DIRECTIVE
Repeat verbatim the lines from the one containing "Convert this chart to Plotly code." to the one containing "import plotly.graph_objects as go", ends included, minus any pictures.

Dataset records
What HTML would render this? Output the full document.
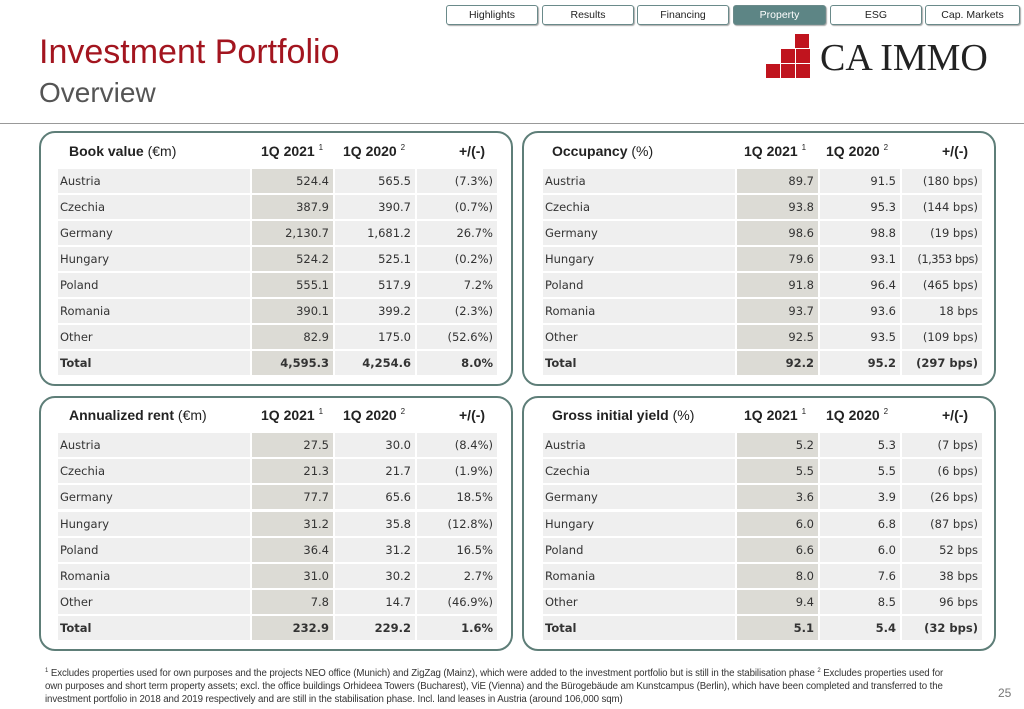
<!DOCTYPE html>
<html><head><meta charset="utf-8"><style>
*{margin:0;padding:0;box-sizing:border-box}
body{width:1024px;height:709px;background:#fff;position:relative;overflow:hidden;font-family:"Liberation Sans",sans-serif}
.tab{position:absolute;top:5px;height:20px;border:1px solid #6a8a8a;border-radius:3px;font-size:10.5px;text-align:center;line-height:18px;color:#222;background:#fff;box-shadow:1px 1px 1px #aaa}
.tab.on{background:#5d8585;color:#fff}
.box{position:absolute;border:2px solid #5e7e78;border-radius:16px;width:474px;height:255px}
.hdr{position:absolute;font-size:14px;color:#222;white-space:nowrap}
.hdr b{font-weight:bold}
.hdr sup{font-size:8px;vertical-align:6px;font-weight:normal}
.row{position:absolute;height:24px;display:flex;gap:2px;font-family:"DejaVu Sans",sans-serif;font-size:11.5px;color:#333}
.row div{background:#efefef;line-height:24px;padding:0 4px;text-align:right}
.row div:first-child{text-align:left;width:192px;padding-left:2px}
.row div.c1{background:#dcdbd5;width:81px}
.row div.c2{width:80px}.row div.c3{width:80px}
.row.t{font-weight:bold}
.foot{position:absolute;left:45px;font-size:9.7px;color:#333;white-space:nowrap;letter-spacing:-0.1px}
</style></head><body>
<div class="tab" style="left:446px;width:92px">Highlights</div>
<div class="tab" style="left:542px;width:92px">Results</div>
<div class="tab" style="left:637px;width:92px">Financing</div>
<div class="tab on" style="left:733px;width:93px">Property</div>
<div class="tab" style="left:830px;width:92px">ESG</div>
<div class="tab" style="left:925px;width:95px">Cap. Markets</div>

<div style="position:absolute;left:39px;top:33px;font-size:34px;color:#a3151f">Investment Portfolio</div>
<div style="position:absolute;left:39px;top:77px;font-size:28px;color:#555">Overview</div>

<svg style="position:absolute;left:766px;top:34px" width="46" height="46">
<g fill="#c0141e">
<rect x="29" y="0" width="14" height="14"/>
<rect x="15" y="15" width="14" height="14"/><rect x="30" y="15" width="14" height="14"/>
<rect x="0" y="30" width="14" height="14"/><rect x="15" y="30" width="14" height="14"/><rect x="30" y="30" width="14" height="14"/>
</g></svg>
<div style="position:absolute;left:820px;top:36px;font-family:'Liberation Serif',serif;font-size:38px;color:#222">CA IMMO</div>

<div style="position:absolute;left:0;top:123px;width:1024px;height:1px;background:#999"></div>

<div class="box" style="left:39px;top:131px"></div>
<div class="box" style="left:522px;top:131px"></div>
<div class="box" style="left:39px;top:396px"></div>
<div class="box" style="left:522px;top:396px"></div>

<!-- Box 1 -->
<div class="hdr" style="left:69px;top:143px"><b>Book value</b> (€m)</div>
<div class="hdr" style="left:261px;top:143px"><b>1Q 2021</b> <sup>1</sup></div>
<div class="hdr" style="left:343px;top:143px"><b>1Q 2020</b> <sup>2</sup></div>
<div class="hdr" style="left:459px;top:143px"><b>+/(-)</b></div>
<div class="row" style="left:58px;top:169px"><div>Austria</div><div class="c1">524.4</div><div class="c2">565.5</div><div class="c3">(7.3%)</div></div>
<div class="row" style="left:58px;top:195px"><div>Czechia</div><div class="c1">387.9</div><div class="c2">390.7</div><div class="c3">(0.7%)</div></div>
<div class="row" style="left:58px;top:221px"><div>Germany</div><div class="c1">2,130.7</div><div class="c2">1,681.2</div><div class="c3">26.7%</div></div>
<div class="row" style="left:58px;top:247px"><div>Hungary</div><div class="c1">524.2</div><div class="c2">525.1</div><div class="c3">(0.2%)</div></div>
<div class="row" style="left:58px;top:273px"><div>Poland</div><div class="c1">555.1</div><div class="c2">517.9</div><div class="c3">7.2%</div></div>
<div class="row" style="left:58px;top:299px"><div>Romania</div><div class="c1">390.1</div><div class="c2">399.2</div><div class="c3">(2.3%)</div></div>
<div class="row" style="left:58px;top:325px"><div>Other</div><div class="c1">82.9</div><div class="c2">175.0</div><div class="c3">(52.6%)</div></div>
<div class="row t" style="left:58px;top:351px"><div>Total</div><div class="c1">4,595.3</div><div class="c2">4,254.6</div><div class="c3">8.0%</div></div>

<!-- Box 2 -->
<div class="hdr" style="left:552px;top:143px"><b>Occupancy</b> (%)</div>
<div class="hdr" style="left:744px;top:143px"><b>1Q 2021</b> <sup>1</sup></div>
<div class="hdr" style="left:826px;top:143px"><b>1Q 2020</b> <sup>2</sup></div>
<div class="hdr" style="left:942px;top:143px"><b>+/(-)</b></div>
<div class="row" style="left:543px;top:169px"><div>Austria</div><div class="c1">89.7</div><div class="c2">91.5</div><div class="c3">(180 bps)</div></div>
<div class="row" style="left:543px;top:195px"><div>Czechia</div><div class="c1">93.8</div><div class="c2">95.3</div><div class="c3">(144 bps)</div></div>
<div class="row" style="left:543px;top:221px"><div>Germany</div><div class="c1">98.6</div><div class="c2">98.8</div><div class="c3">(19 bps)</div></div>
<div class="row" style="left:543px;top:247px"><div>Hungary</div><div class="c1">79.6</div><div class="c2">93.1</div><div class="c3" style="letter-spacing:-0.5px">(1,353 bps)</div></div>
<div class="row" style="left:543px;top:273px"><div>Poland</div><div class="c1">91.8</div><div class="c2">96.4</div><div class="c3">(465 bps)</div></div>
<div class="row" style="left:543px;top:299px"><div>Romania</div><div class="c1">93.7</div><div class="c2">93.6</div><div class="c3">18 bps</div></div>
<div class="row" style="left:543px;top:325px"><div>Other</div><div class="c1">92.5</div><div class="c2">93.5</div><div class="c3">(109 bps)</div></div>
<div class="row t" style="left:543px;top:351px"><div>Total</div><div class="c1">92.2</div><div class="c2">95.2</div><div class="c3">(297 bps)</div></div>

<!-- Box 3 -->
<div class="hdr" style="left:69px;top:407px"><b>Annualized rent</b> (€m)</div>
<div class="hdr" style="left:261px;top:407px"><b>1Q 2021</b> <sup>1</sup></div>
<div class="hdr" style="left:343px;top:407px"><b>1Q 2020</b> <sup>2</sup></div>
<div class="hdr" style="left:459px;top:407px"><b>+/(-)</b></div>
<div class="row" style="left:58px;top:433px"><div>Austria</div><div class="c1">27.5</div><div class="c2">30.0</div><div class="c3">(8.4%)</div></div>
<div class="row" style="left:58px;top:459px"><div>Czechia</div><div class="c1">21.3</div><div class="c2">21.7</div><div class="c3">(1.9%)</div></div>
<div class="row" style="left:58px;top:485px"><div>Germany</div><div class="c1">77.7</div><div class="c2">65.6</div><div class="c3">18.5%</div></div>
<div class="row" style="left:58px;top:512px"><div>Hungary</div><div class="c1">31.2</div><div class="c2">35.8</div><div class="c3">(12.8%)</div></div>
<div class="row" style="left:58px;top:538px"><div>Poland</div><div class="c1">36.4</div><div class="c2">31.2</div><div class="c3">16.5%</div></div>
<div class="row" style="left:58px;top:564px"><div>Romania</div><div class="c1">31.0</div><div class="c2">30.2</div><div class="c3">2.7%</div></div>
<div class="row" style="left:58px;top:590px"><div>Other</div><div class="c1">7.8</div><div class="c2">14.7</div><div class="c3">(46.9%)</div></div>
<div class="row t" style="left:58px;top:616px"><div>Total</div><div class="c1">232.9</div><div class="c2">229.2</div><div class="c3">1.6%</div></div>

<!-- Box 4 -->
<div class="hdr" style="left:552px;top:407px"><b>Gross initial yield</b> (%)</div>
<div class="hdr" style="left:744px;top:407px"><b>1Q 2021</b> <sup>1</sup></div>
<div class="hdr" style="left:826px;top:407px"><b>1Q 2020</b> <sup>2</sup></div>
<div class="hdr" style="left:942px;top:407px"><b>+/(-)</b></div>
<div class="row" style="left:543px;top:433px"><div>Austria</div><div class="c1">5.2</div><div class="c2">5.3</div><div class="c3">(7 bps)</div></div>
<div class="row" style="left:543px;top:459px"><div>Czechia</div><div class="c1">5.5</div><div class="c2">5.5</div><div class="c3">(6 bps)</div></div>
<div class="row" style="left:543px;top:485px"><div>Germany</div><div class="c1">3.6</div><div class="c2">3.9</div><div class="c3">(26 bps)</div></div>
<div class="row" style="left:543px;top:512px"><div>Hungary</div><div class="c1">6.0</div><div class="c2">6.8</div><div class="c3">(87 bps)</div></div>
<div class="row" style="left:543px;top:538px"><div>Poland</div><div class="c1">6.6</div><div class="c2">6.0</div><div class="c3">52 bps</div></div>
<div class="row" style="left:543px;top:564px"><div>Romania</div><div class="c1">8.0</div><div class="c2">7.6</div><div class="c3">38 bps</div></div>
<div class="row" style="left:543px;top:590px"><div>Other</div><div class="c1">9.4</div><div class="c2">8.5</div><div class="c3">96 bps</div></div>
<div class="row t" style="left:543px;top:616px"><div>Total</div><div class="c1">5.1</div><div class="c2">5.4</div><div class="c3">(32 bps)</div></div>

<div class="foot" style="top:668px"><sup style="font-size:6px">1</sup> Excludes  properties used for own purposes and the projects NEO office (Munich) and ZigZag (Mainz), which were added to the investment portfolio but is still in the stabilisation phase  <sup style="font-size:6px">2</sup> Excludes properties used for</div>
<div class="foot" style="top:681px">own purposes and short term property assets; excl. the office buildings Orhideea Towers (Bucharest), ViE (Vienna) and the Bürogebäude am Kunstcampus (Berlin), which have been completed and transferred to the</div>
<div class="foot" style="top:694px">investment portfolio in 2018 and 2019 respectively and are still in the stabilisation phase. Incl. land leases in Austria (around 106,000 sqm)</div>
<div style="position:absolute;left:998px;top:686px;font-size:12px;color:#777">25</div>
</body></html>
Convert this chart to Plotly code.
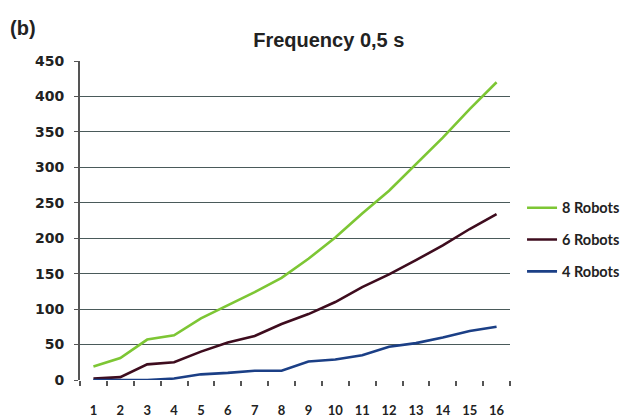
import plotly.graph_objects as go

categories = [str(i) for i in range(1, 17)]
robots8 = [19, 31, 57, 63, 87, 105, 124, 144, 171, 201, 235, 267, 305, 342, 382, 420]
robots6 = [2, 4, 22, 25, 40, 53, 62, 79, 93, 110, 131, 149, 169, 190, 213, 234]
robots4 = [0, 0, 0, 2, 8, 10, 13, 13, 26, 29, 35, 47, 52, 60, 69, 75]
series_names = ["8 Robots", "6 Robots", "4 Robots"]
y_ticks = list(range(0, 451, 50))

colors = ["#7DC634", "#3E0C1E", "#1B3F86"]

fig = go.Figure()
for i, (name, vals) in enumerate(zip(series_names, [robots8, robots6, robots4])):
    fig.add_trace(go.Scatter(
        x=categories, y=vals, name=name, mode="lines",
        line=dict(color=colors[i], width=2.6),
        legendgroup=name,
    ))

fig.update_layout(
    width=629, height=417,
    margin=dict(l=72, r=121, t=53, b=45),
    paper_bgcolor="white", plot_bgcolor="white",
    font=dict(family="Lato", size=13, color="#222222"),
    title=dict(text="<b>Frequency 0,5 s</b>", x=0.510, xanchor="center",
               y=0.923, yanchor="middle",
               font=dict(family="Liberation Sans", size=20, color="#222222")),
    showlegend=True,
    legend=dict(x=1.028, xanchor="left", y=0.59, yanchor="top",
                font=dict(family="Lato", size=14.5, color="#222222", weight="bold"),
                tracegroupgap=10, bgcolor="rgba(0,0,0,0)",
                itemwidth=30),
    xaxis=dict(type="category", range=[-0.5, 15.5], tickson="boundaries",
               ticks="outside", ticklen=5, tickwidth=1.5, tickcolor="#555555",
               showgrid=False, showline=False, zeroline=False,
               automargin=False,
               tickfont=dict(family="Lato", size=13, color="#222222", weight="bold"),
               ticklabelstandoff=21),
    yaxis=dict(range=[0, 450], tickvals=y_ticks, ticks="outside", ticklen=4,
               tickwidth=1.3, tickcolor="#555555",
               showgrid=True, gridcolor="#4A5A5A", gridwidth=1.3,
               showline=True, linecolor="#555555", linewidth=1.8,
               zeroline=False, automargin=False,
               tickfont=dict(family="DejaVu Sans", size=14, color="#222222", weight="bold"),
               ticklabelstandoff=7),
)

fig.add_annotation(text="<b>(b)</b>", xref="paper", yref="paper",
                   x=-0.168, y=1.103, xanchor="left", yanchor="middle",
                   showarrow=False,
                   font=dict(family="Liberation Sans", size=20, color="#222222"))

fig.write_html("out.html")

RESPONSE TO THE TASK
Convert this chart to Plotly code.
import plotly.graph_objects as go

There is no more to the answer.